Page No. – 24
1. Describe the circumstances leading to the outbreak of revolutionary protest in France.
When King Louis XVI was anointed as the new king, he found an empty treasury. Long years of war had drained the financial resources of France. On top of this, there was the cost of maintaining an extravagant court at the Palace of Versailles.
France had helped the thirteen American colonies gain their independence from their common enemy, Britain. The war added more than a billion lives to a debt that had already risen to more than 2 billion lives. Lenders who gave credit began to charge 10 per cent interest on loans.
So the French Government had to spend an increasing percentage of its budget on interest payments alone. To meet its regular expenses, such as cost of maintaining an army, the court, governmental offices and Universities were increasingly becoming difficult.
Raising taxes did not suffice, because the French society was divided into 3 estates and only the 3rd estate had to pay taxes. The 1st estate and the 2nd estate did not pay any taxes. The population of France was also growing massively. This led to a rapid increase in the demand for food grains.
Production of grains could not keep pace with demand. So the price of bread, which was the staple diet of the majority rose rapidly. Most workers were employed as labourers in workshops, whose owner fixed their wages. But the wages did not keep pace with the rise in prices.
So the gap between the rich and the poor widened. All these factors led to the outbreak of the French Revolution.
2. Which groups of French society benefited from the revolution? Which groups were forced to relinquish power? Which sections of society would have been disappointed with the outcome of the revolution?
French society was divided into 3 estates. The third estate benefitted the most. The third estate consisted of Peasants, artisans, Small peasants, landless labour, servants, big businessmen, merchants, court officials, lawyers etc.
The groups that were forced to relinquish power were the people belonging to the 1st and 2nd estate. These people had enjoyed certain privileges by birth. With the revolution, the people in 1st and 2nd estate lost their privileges. Because inequality was one of the root causes of the revolution, the revolution tried to bring equality to society.
3. Describe the legacy of the French Revolution for the peoples of the world during the nineteenth and twentieth centuries.
The ideas of liberty and democratic rights are the most important legacies of the French revolution. These spread from France to the rest of Europe during the nineteenth century, where feudal systems were abolished.
Colonised people reworked the idea of freedom from bondage into their movements to create a sovereign nation-state. Tipu Sultan and Ram Mohan Roy are two examples of individuals who responded to the ideas originating from Revolutionary France.
4. Draw up a list of democratic rights we enjoy today whose origins could be traced to the French Revolution.
The list of democratic rights are
- Freedom of speech
- Freedom of expression
- Freedom of press
- Abolition of censorship
- Right to vote
- Abolition of slavery
- Right to liberty
- Right to property
- Right to security
- Right to education
- Divorce laws
5. Would you agree with the view that the message of universal rights was beset with contradictions? Explain.

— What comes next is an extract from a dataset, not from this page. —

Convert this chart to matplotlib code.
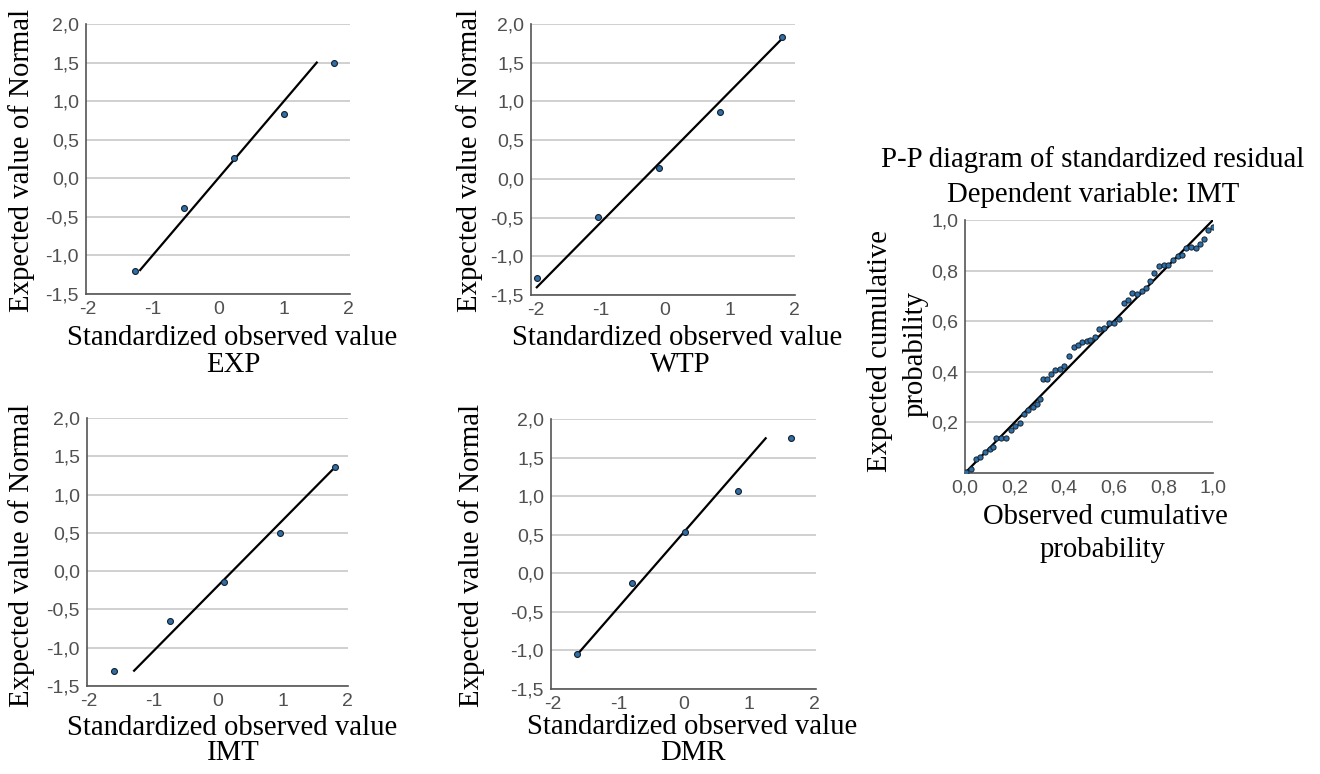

Though it says ‘Universal Rights’, women were unfortunately left out from the basic rights that were promised. They did not have equal rights that men enjoyed. They did not have the right to liberty, property, security and above all, the resistance to oppression.
In the formulation of laws, women did not have any representation. Women were not entitled to all the honours and public employment, according to their abilities.
6. How would you explain the rise of Napoleon?
Napoleon Bonaparte crowned himself Emperor of France. He started conquering neighbouring countries by waging wars against them. He saw himself as a moderniser of Europe. He introduced many laws, such as the protection of private property and a uniform system of weights and measures provided by the decimal system.
Many of his measures carried the revolutionary ideas of liberty and modern laws to the other parts of Europe. This had a positive impact on people long after he was dethroned as an emperor when he was finally defeated in the Battle of Waterloo.